Outlier detection with IQR in Pandas - Time & Space Complexity
We want to understand how the time needed to find outliers using IQR changes as the data grows.
How does the work increase when we have more data points?
Analyze the time complexity of the following code snippet.
import pandas as pd
# Assume df is a DataFrame with a numeric column 'values'
Q1 = df['values'].quantile(0.25)
Q3 = df['values'].quantile(0.75)
IQR = Q3 - Q1
outliers = df[(df['values'] < (Q1 - 1.5 * IQR)) | (df['values'] > (Q3 + 1.5 * IQR))]
This code calculates the IQR and finds rows where values are outliers based on that range.
Identify the loops, recursion, array traversals that repeat.
- Primary operation: Pandas
quantileinternally sorts the 'values' column (O(n log n)) to compute order statistics, plus O(n) filtering. - How many times: Two quantile calls (each O(n log n)) and one filtering pass (O(n)); dominated by sorting.
As the number of data points grows, the time grows as O(n log n) due to sorting in quantiles.
| Input Size (n) | Approx. Operations |
|---|---|
| 10 | About 70 (2 sorts ~60 + 10 filter) |
| 100 | About 1,400 |
| 1000 | About 21,000 |
Pattern observation: Doubling n more than doubles the work due to the log n factor.
Time Complexity: O(n log n)
Dominated by sorting within pandas quantile calls.
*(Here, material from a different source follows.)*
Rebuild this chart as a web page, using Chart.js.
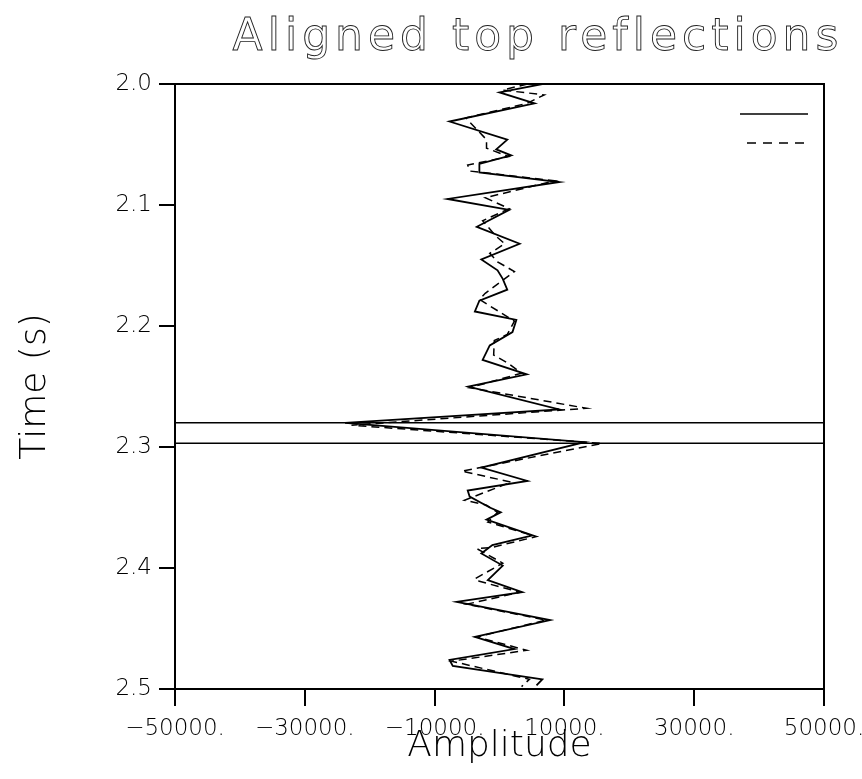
<!DOCTYPE html>
<html>
	<head>
		<meta charset="UTF-8" />
		<title>Aligned top reflections</title>
		<style type="text/css">
			html, body { margin: 0; padding: 0; background: #fff; }
		</style>
	</head>
	<body>
		<canvas id="myChart" width="862" height="779"></canvas>
		<script src="https://cdn.jsdelivr.net/npm/chart.js"></script>
		<script>
			//data - solid trace (time in s, amplitude)
			const solidTime = [2.000, 2.007, 2.016, 2.031, 2.046, 2.054, 2.059, 2.066, 2.073, 2.081, 2.095, 2.104, 2.118, 2.132, 2.145, 2.154, 2.161, 2.170, 2.179, 2.188, 2.195, 2.205, 2.216, 2.228, 2.240, 2.250, 2.269, 2.280, 2.296, 2.317, 2.328, 2.336, 2.341, 2.350, 2.354, 2.360, 2.373, 2.381, 2.388, 2.398, 2.410, 2.420, 2.428, 2.443, 2.457, 2.467, 2.476, 2.481, 2.492, 2.497];
			const solidAmp = [6600, 0, 5400, -7700, 1200, -500, 1800, -3100, -3100, 9200, -8000, 1500, -3500, 3100, -2800, -300, 500, 1200, -3100, -3800, 2600, 2000, -1500, -2600, 4200, -4800, 9200, -23800, 13100, -2800, 4300, -4900, -4600, -1500, 200, -2000, 5100, -1100, -2800, 500, -1800, 3500, -6600, 7800, -3800, 2300, -7700, -7200, 6600, 5700];

			//data - dashed trace
			const dashTime = [2.000, 2.005, 2.009, 2.016, 2.028, 2.046, 2.053, 2.060, 2.067, 2.072, 2.080, 2.094, 2.103, 2.113, 2.126, 2.132, 2.140, 2.147, 2.155, 2.173, 2.178, 2.196, 2.207, 2.212, 2.224, 2.231, 2.239, 2.251, 2.268, 2.282, 2.297, 2.320, 2.329, 2.344, 2.348, 2.354, 2.362, 2.374, 2.383, 2.384, 2.396, 2.409, 2.411, 2.420, 2.430, 2.443, 2.457, 2.468, 2.477, 2.492, 2.498];
			const dashAmp = [4300, 500, 6900, 4200, -5200, -2000, -2000, 1400, -4900, -4500, 8500, -2200, 1500, -2600, -500, 800, -1500, -300, 2300, -2200, -3100, 2300, 1200, -800, -900, 1400, 3400, -4600, 13400, -22800, 15800, -5800, 1800, -5400, -2000, -300, -1800, 5700, -1200, -3500, 500, -3800, -3100, 3200, -5100, 7200, -3500, 4200, -7400, 4600, 3400];

			//horizontal marker lines (s)
			const markerTimes = [2.280, 2.297];

			//tick labels
			const ampTicks = [-50000, -30000, -10000, 10000, 30000, 50000];
			const timeTicks = [2.0, 2.1, 2.2, 2.3, 2.4, 2.5];
			const ampRange = [-50000, 50000];

			const toPoints = (ts, as) => ts.map((t, i) => ({ x: as[i], y: t }));

			const datasets = [
				{ data: toPoints(solidTime, solidAmp), borderColor: '#000', borderWidth: 1.8 },
				{ data: toPoints(dashTime, dashAmp), borderColor: '#000', borderWidth: 1.5, borderDash: [8, 5] }
			];
			markerTimes.forEach(t => {
				datasets.push({ data: ampRange.map(a => ({ x: a, y: t })), borderColor: '#000', borderWidth: 1.5 });
			});

			//frame, legend samples, outward tick marks, outlined title
			const overlayPlugin = {
				id: 'overlay',
				afterDraw(chart) {
					const { ctx, chartArea: a, scales } = chart;
					ctx.save();
					ctx.strokeStyle = '#000';
					ctx.lineWidth = 2;
					ctx.strokeRect(a.left, a.top, a.right - a.left, a.bottom - a.top);
					ctx.fillStyle = '#000';
					ampTicks.forEach(v => {
						const px = scales.x.getPixelForValue(v);
						ctx.fillRect(Math.round(px) - 1, a.bottom, 2, 17);
					});
					timeTicks.forEach(v => {
						const py = scales.y.getPixelForValue(v);
						ctx.fillRect(a.left - 16, Math.round(py) - 1, 16, 2);
					});
					ctx.lineWidth = 1.5;
					ctx.beginPath();
					ctx.moveTo(a.right - 84, a.top + 30);
					ctx.lineTo(a.right - 16, a.top + 30);
					ctx.stroke();
					ctx.setLineDash([9, 7]);
					ctx.beginPath();
					ctx.moveTo(a.right - 77, a.top + 59);
					ctx.lineTo(a.right - 16, a.top + 59);
					ctx.stroke();
					ctx.restore();

					ctx.save();
					ctx.font = '44px "DejaVu Sans"';
					if ('letterSpacing' in ctx) ctx.letterSpacing = '5px';
					ctx.textAlign = 'center';
					ctx.textBaseline = 'alphabetic';
					ctx.strokeStyle = '#222';
					ctx.lineWidth = 0.9;
					ctx.strokeText('Aligned top reflections', 538, 50);
					ctx.restore();
				}
			};

			const tickFont = { family: 'DejaVu Sans', size: 23, weight: 200 };
			const titleFont = { family: 'DejaVu Sans', size: 36, weight: 200 };

			const config = {
				type: 'line',
				data: { datasets },
				options: {
					responsive: false,
					animation: false,
					indexAxis: 'y',
					layout: { padding: { top: 84, right: 38, left: 0, bottom: 0 } },
					elements: { point: { radius: 0 }, line: { tension: 0 } },
					plugins: { legend: { display: false }, tooltip: { enabled: false } },
					scales: {
						x: {
							type: 'linear',
							min: ampRange[0],
							max: ampRange[1],
							afterBuildTicks: s => { s.ticks = ampTicks.map(v => ({ value: v })); },
							afterFit: s => { s.height = 90; s.paddingLeft = 0; s.paddingRight = 0; },
							ticks: {
								color: '#000',
								font: tickFont,
								padding: 10,
								maxRotation: 0,
								autoSkip: false,
								callback: v => (v < 0 ? '\u2212' + Math.abs(v) : v) + '.'
							},
							grid: { drawOnChartArea: false, tickLength: 16, color: '#000' },
							border: { color: '#000', width: 2 },
							title: { display: true, text: 'Amplitude', color: '#000', font: titleFont, padding: { top: 0, bottom: 11 } }
						},
						y: {
							type: 'linear',
							reverse: true,
							min: timeTicks[0],
							max: timeTicks[timeTicks.length - 1],
							afterBuildTicks: s => { s.ticks = timeTicks.map(v => ({ value: v })); },
							afterFit: s => { s.width = 175; s.paddingTop = 0; s.paddingBottom = 0; },
							ticks: {
								color: '#000',
								font: tickFont,
								padding: 8,
								autoSkip: false,
								callback: v => Number(v).toFixed(1)
							},
							grid: { drawOnChartArea: false, tickLength: 15, color: '#000' },
							border: { color: '#000', width: 2 },
							title: { display: true, text: 'Time (s)', color: '#000', font: titleFont, padding: { top: 14, bottom: 0 } }
						}
					}
				},
				plugins: [overlayPlugin]
			};

			const myChart = new Chart(document.getElementById('myChart'), config);
		</script>
	</body>
</html>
[X] Wrong: "It's O(n) because we just scan the data a few times."
[OK] Correct: quantile requires sorting to find precise percentiles, costing O(n log n).
Understanding how data size affects outlier detection helps you explain your approach clearly and shows you think about efficiency in real data tasks.
"Pandas quantile uses sorting (O(n log n)). What if we used a linear-time selection algorithm (like quickselect) for exact quantiles? How would complexity change?"